Big news today at The Long Now Foundation as we join Fortune magazine in announcing the largest "long bet" yet: a million-dollar wager between investment guru Warren Buffett and New York money management firm Protégé Partners LLC. Buffett, a critic of expensive financial services, is betting that the returns of the market over the ten years from 02008 through 02017 (as reflected by the S&P 500, a widely used stock market index containing the stocks of 500 large, publicly held companies) will exceed the payout of the expert hedge fund investors after their fees, costs and expenses are subtracted.

Long Now board member Kevin Kelly elaborates:

Buffett's million dollar bet was made on Long Bets, the accountability mechanism founded in 2002 by Stewart Brand and myself, and operated by Long Now Foundation. The intention of Long Bets is to encourage responsibility in prediction-making (by keeping a public roster of predictions), to encourage long-term thinking (by offering a opportunity to shape a long-term bet), and to sharpen the logic of forecasting (by recording the logic of predictions and bets.)
[...]
The hope of Long Bets is that these public wagers will prompt people to consider the implications of current developments in the near-distant future -- and then to keep their attention on what happens.

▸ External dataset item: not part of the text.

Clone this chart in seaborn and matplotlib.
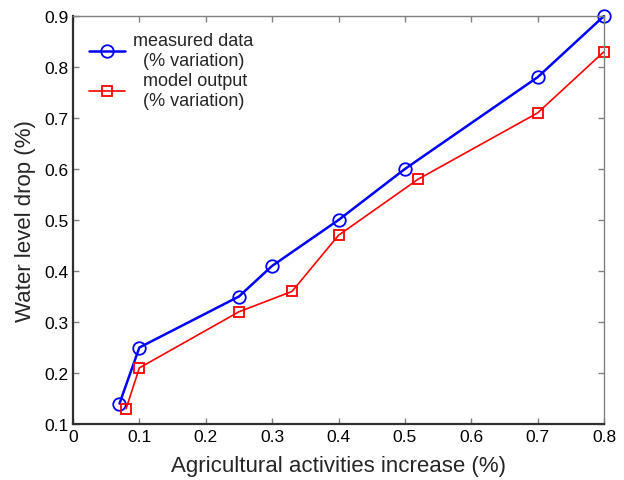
import matplotlib
matplotlib.use("Agg")
import matplotlib.pyplot as plt
import seaborn as sns
import pandas as pd

sns.set_theme(style="white")
plt.rcParams['font.family'] = ['Liberation Sans', 'DejaVu Sans']

measured_x = [0.07, 0.10, 0.25, 0.30, 0.40, 0.50, 0.70, 0.80]
measured_y = [0.14, 0.25, 0.35, 0.41, 0.50, 0.60, 0.78, 0.90]
model_x = [0.08, 0.10, 0.25, 0.33, 0.40, 0.52, 0.70, 0.80]
model_y = [0.13, 0.21, 0.32, 0.36, 0.47, 0.58, 0.71, 0.83]

fig = plt.figure(figsize=(6.24, 4.81), dpi=100)
ax = fig.add_axes([73/624, 1 - 425/481, (604-73)/624, (425-17)/481])

df1 = pd.DataFrame({"x": measured_x, "y": measured_y})
df2 = pd.DataFrame({"x": model_x, "y": model_y})
sns.lineplot(data=df1, x="x", y="y", ax=ax, color="blue", linewidth=1.8,
             marker="o", markersize=9, markerfacecolor="none",
             markeredgecolor="blue", markeredgewidth=1.3,
             label="measured data\n  (% variation)", sort=False, clip_on=False)
sns.lineplot(data=df2, x="x", y="y", ax=ax, color="red", linewidth=1.2,
             marker="s", markersize=7, markerfacecolor="none",
             markeredgecolor="red", markeredgewidth=1.3,
             label="  model output\n  (% variation)", sort=False, clip_on=False)

ax.set_xlim(0, 0.8)
ax.set_ylim(0.1, 0.9)
ax.set_xticks([0, 0.1, 0.2, 0.3, 0.4, 0.5, 0.6, 0.7, 0.8])
ax.set_xticklabels(["0", "0.1", "0.2", "0.3", "0.4", "0.5", "0.6", "0.7", "0.8"])
ax.set_yticks([0.1, 0.2, 0.3, 0.4, 0.5, 0.6, 0.7, 0.8, 0.9])
ax.set_yticklabels(["0.1", "0.2", "0.3", "0.4", "0.5", "0.6", "0.7", "0.8", "0.9"])
ax.tick_params(direction="in", length=4, width=1, colors="#808080",
               labelcolor="black", labelsize=12.5, top=True, right=True,
               bottom=True, left=True)
for s in ax.spines.values():
    s.set_color("#808080")
    s.set_linewidth(1.0)
ax.spines["left"].set_color("#303030")
ax.spines["bottom"].set_color("#303030")
ax.spines["left"].set_linewidth(1.6)
ax.spines["bottom"].set_linewidth(1.6)

ax.set_xlabel("Agricultural activities increase (%)", fontsize=16, labelpad=8)
ax.set_ylabel("Water level drop (%)", fontsize=16, labelpad=6)

leg = ax.legend(loc="upper left", frameon=False, fontsize=13,
                bbox_to_anchor=(0.0, 1.0), handlelength=2.0,
                labelspacing=0.2, handletextpad=0.4)

fig.savefig("out.png", dpi=100)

Buffett's bet is an ideal Long Bet. It makes a huge difference to anyone who invests in stocks (as do a large percentage of the US, either directly or indirectly) whether a boring index fund yields as much as fancy private hedge funds. The answer either way would be a huge influential signal. When economist Julian Simon won the famous bet against biologist Paul Ehrlich (Simon betting that the long-term prices of commodity minerals would decrease over ten years; Ehrlich betting they would increase), his win essentially eradicated the argument of resource scarcity from the environmental debate. Environmentalists then shifted their concern to the many other issues needed to foster a healthy environment.

This bet has a similar potential. But as in all great bets, its outcome is uncertain.

At stake is not just the money -- all of which goes to charity regardless of who wins. The true currency of Long Bets is reputation, and real-name accountability has been a core principle from day one. As Kelly suggests via the Simon-Ehrlich comparison, if Buffett were to win, not only would the opinions of the folks at Protégé be called into question, but so too would their business model.

Which would, of course, be equally true even if the bet didn't exist: the performance claims of hedge fund managers can, in principle, be tracked and evaluated on whatever timeframe and against whatever criteria one likes, big bet or not. What this bet does is the same thing they all do: it puts a symbolic frame, and specific, tangible stakes, around an existing (or potential) debate, with the specific intention to put it to the test, and to learn from that process in a public way. This fact highlights what Long Bets is really all about. In a sense, everyone makes hundreds of bets per day: in an uncertain world, everything we do, or don't do, is loaded with some degree of risk. These bettors, along with many investors like them (and by extension, millions of others on whose behalf they act) have billions of dollars riding on their decisions already. However, putting a frame around this aspect of their effort creates a focus for discussion. It's a tool for directing attention in a particular way, and fuel for the type of conversation that we ought to be having more often.

What else is long-term thinking but the cultivation of an underdeveloped mode of attention?

I've been working with Long Now, and especially Long Bets, since 02006, and am delighted to see an unprecedented big bet draw attention to a worthy forum. Also, as concerned as I may be about the long-term fate of the hedge fund manager, I'm particularly looking forward to seeing what other -- perhaps even more momentous -- issues may follow this into the limelight.